**Given instruction**
Repeat, exactly and completely, the material that follows. Omit the pictures.

**Source excerpt**
◆ ◆ ◆ ◆ ◆ ◆ ◆

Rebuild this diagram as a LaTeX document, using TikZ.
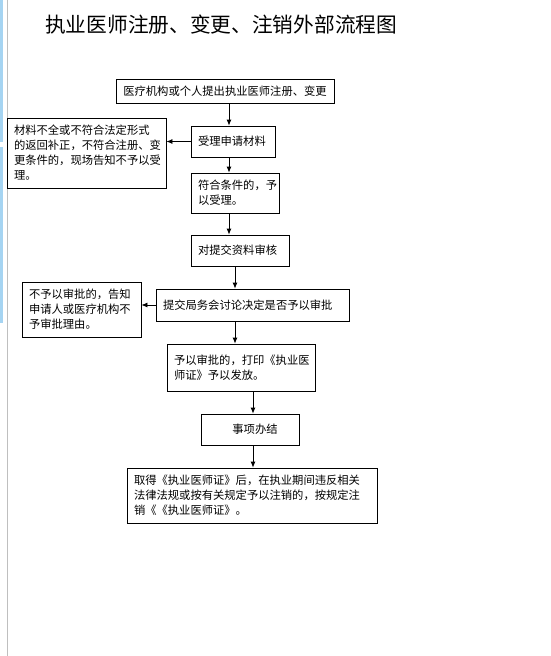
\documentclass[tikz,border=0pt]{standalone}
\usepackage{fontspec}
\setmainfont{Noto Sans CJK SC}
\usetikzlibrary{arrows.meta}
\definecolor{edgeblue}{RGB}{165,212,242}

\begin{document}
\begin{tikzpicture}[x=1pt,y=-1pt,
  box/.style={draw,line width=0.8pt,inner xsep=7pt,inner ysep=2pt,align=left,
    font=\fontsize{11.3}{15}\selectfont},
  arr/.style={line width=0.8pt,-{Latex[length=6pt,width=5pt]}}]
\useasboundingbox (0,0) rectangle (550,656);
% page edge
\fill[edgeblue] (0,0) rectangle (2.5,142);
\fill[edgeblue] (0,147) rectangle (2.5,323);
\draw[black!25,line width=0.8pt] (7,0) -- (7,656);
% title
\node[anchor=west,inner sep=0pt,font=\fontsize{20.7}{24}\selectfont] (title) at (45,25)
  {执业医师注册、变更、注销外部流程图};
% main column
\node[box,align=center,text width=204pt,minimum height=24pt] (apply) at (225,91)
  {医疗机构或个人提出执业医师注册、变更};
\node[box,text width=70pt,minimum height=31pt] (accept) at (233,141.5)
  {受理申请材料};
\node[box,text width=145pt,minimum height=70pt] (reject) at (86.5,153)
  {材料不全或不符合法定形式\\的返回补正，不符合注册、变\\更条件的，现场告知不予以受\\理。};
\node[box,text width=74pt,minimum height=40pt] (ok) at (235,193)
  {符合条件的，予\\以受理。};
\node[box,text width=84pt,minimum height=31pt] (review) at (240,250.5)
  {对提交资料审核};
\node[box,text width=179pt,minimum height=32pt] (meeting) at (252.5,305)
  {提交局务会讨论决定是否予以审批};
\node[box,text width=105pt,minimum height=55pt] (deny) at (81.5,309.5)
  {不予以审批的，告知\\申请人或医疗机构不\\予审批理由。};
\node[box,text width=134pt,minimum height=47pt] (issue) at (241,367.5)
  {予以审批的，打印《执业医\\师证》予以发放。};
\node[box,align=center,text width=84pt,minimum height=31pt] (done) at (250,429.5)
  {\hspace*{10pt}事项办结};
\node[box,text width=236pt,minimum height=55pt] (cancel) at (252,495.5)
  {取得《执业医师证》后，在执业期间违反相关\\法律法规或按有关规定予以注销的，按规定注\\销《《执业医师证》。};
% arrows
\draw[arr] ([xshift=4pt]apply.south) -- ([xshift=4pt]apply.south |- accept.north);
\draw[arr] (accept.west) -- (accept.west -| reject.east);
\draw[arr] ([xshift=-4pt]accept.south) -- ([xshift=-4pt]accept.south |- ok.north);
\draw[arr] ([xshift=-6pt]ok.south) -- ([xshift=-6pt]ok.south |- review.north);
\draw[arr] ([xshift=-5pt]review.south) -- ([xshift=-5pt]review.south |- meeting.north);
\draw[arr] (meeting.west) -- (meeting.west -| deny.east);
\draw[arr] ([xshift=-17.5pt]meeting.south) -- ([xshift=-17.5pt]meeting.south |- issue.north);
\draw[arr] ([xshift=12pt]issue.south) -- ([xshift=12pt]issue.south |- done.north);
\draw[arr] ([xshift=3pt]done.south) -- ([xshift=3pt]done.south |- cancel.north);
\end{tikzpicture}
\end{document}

◆ ◆ ◆ ◆ ◆ ◆ ◆

**Task result**
Rebuild this diagram as a LaTeX document, using TikZ.
\documentclass[tikz,border=0pt]{standalone}
\usepackage{fontspec}
\setmainfont{Noto Sans CJK SC}
\usetikzlibrary{arrows.meta}
\definecolor{edgeblue}{RGB}{165,212,242}

\begin{document}
\begin{tikzpicture}[x=1pt,y=-1pt,
  box/.style={draw,line width=0.8pt,inner xsep=7pt,inner ysep=2pt,align=left,
    font=\fontsize{11.3}{15}\selectfont},
  arr/.style={line width=0.8pt,-{Latex[length=6pt,width=5pt]}}]
\useasboundingbox (0,0) rectangle (550,656);
% page edge
\fill[edgeblue] (0,0) rectangle (2.5,142);
\fill[edgeblue] (0,147) rectangle (2.5,323);
\draw[black!25,line width=0.8pt] (7,0) -- (7,656);
% title
\node[anchor=west,inner sep=0pt,font=\fontsize{20.7}{24}\selectfont] (title) at (45,25)
  {执业医师注册、变更、注销外部流程图};
% main column
\node[box,align=center,text width=204pt,minimum height=24pt] (apply) at (225,91)
  {医疗机构或个人提出执业医师注册、变更};
\node[box,text width=70pt,minimum height=31pt] (accept) at (233,141.5)
  {受理申请材料};
\node[box,text width=145pt,minimum height=70pt] (reject) at (86.5,153)
  {材料不全或不符合法定形式\\的返回补正，不符合注册、变\\更条件的，现场告知不予以受\\理。};
\node[box,text width=74pt,minimum height=40pt] (ok) at (235,193)
  {符合条件的，予\\以受理。};
\node[box,text width=84pt,minimum height=31pt] (review) at (240,250.5)
  {对提交资料审核};
\node[box,text width=179pt,minimum height=32pt] (meeting) at (252.5,305)
  {提交局务会讨论决定是否予以审批};
\node[box,text width=105pt,minimum height=55pt] (deny) at (81.5,309.5)
  {不予以审批的，告知\\申请人或医疗机构不\\予审批理由。};
\node[box,text width=134pt,minimum height=47pt] (issue) at (241,367.5)
  {予以审批的，打印《执业医\\师证》予以发放。};
\node[box,align=center,text width=84pt,minimum height=31pt] (done) at (250,429.5)
  {\hspace*{10pt}事项办结};
\node[box,text width=236pt,minimum height=55pt] (cancel) at (252,495.5)
  {取得《执业医师证》后，在执业期间违反相关\\法律法规或按有关规定予以注销的，按规定注\\销《《执业医师证》。};
% arrows
\draw[arr] ([xshift=4pt]apply.south) -- ([xshift=4pt]apply.south |- accept.north);
\draw[arr] (accept.west) -- (accept.west -| reject.east);
\draw[arr] ([xshift=-4pt]accept.south) -- ([xshift=-4pt]accept.south |- ok.north);
\draw[arr] ([xshift=-6pt]ok.south) -- ([xshift=-6pt]ok.south |- review.north);
\draw[arr] ([xshift=-5pt]review.south) -- ([xshift=-5pt]review.south |- meeting.north);
\draw[arr] (meeting.west) -- (meeting.west -| deny.east);
\draw[arr] ([xshift=-17.5pt]meeting.south) -- ([xshift=-17.5pt]meeting.south |- issue.north);
\draw[arr] ([xshift=12pt]issue.south) -- ([xshift=12pt]issue.south |- done.north);
\draw[arr] ([xshift=3pt]done.south) -- ([xshift=3pt]done.south |- cancel.north);
\end{tikzpicture}
\end{document}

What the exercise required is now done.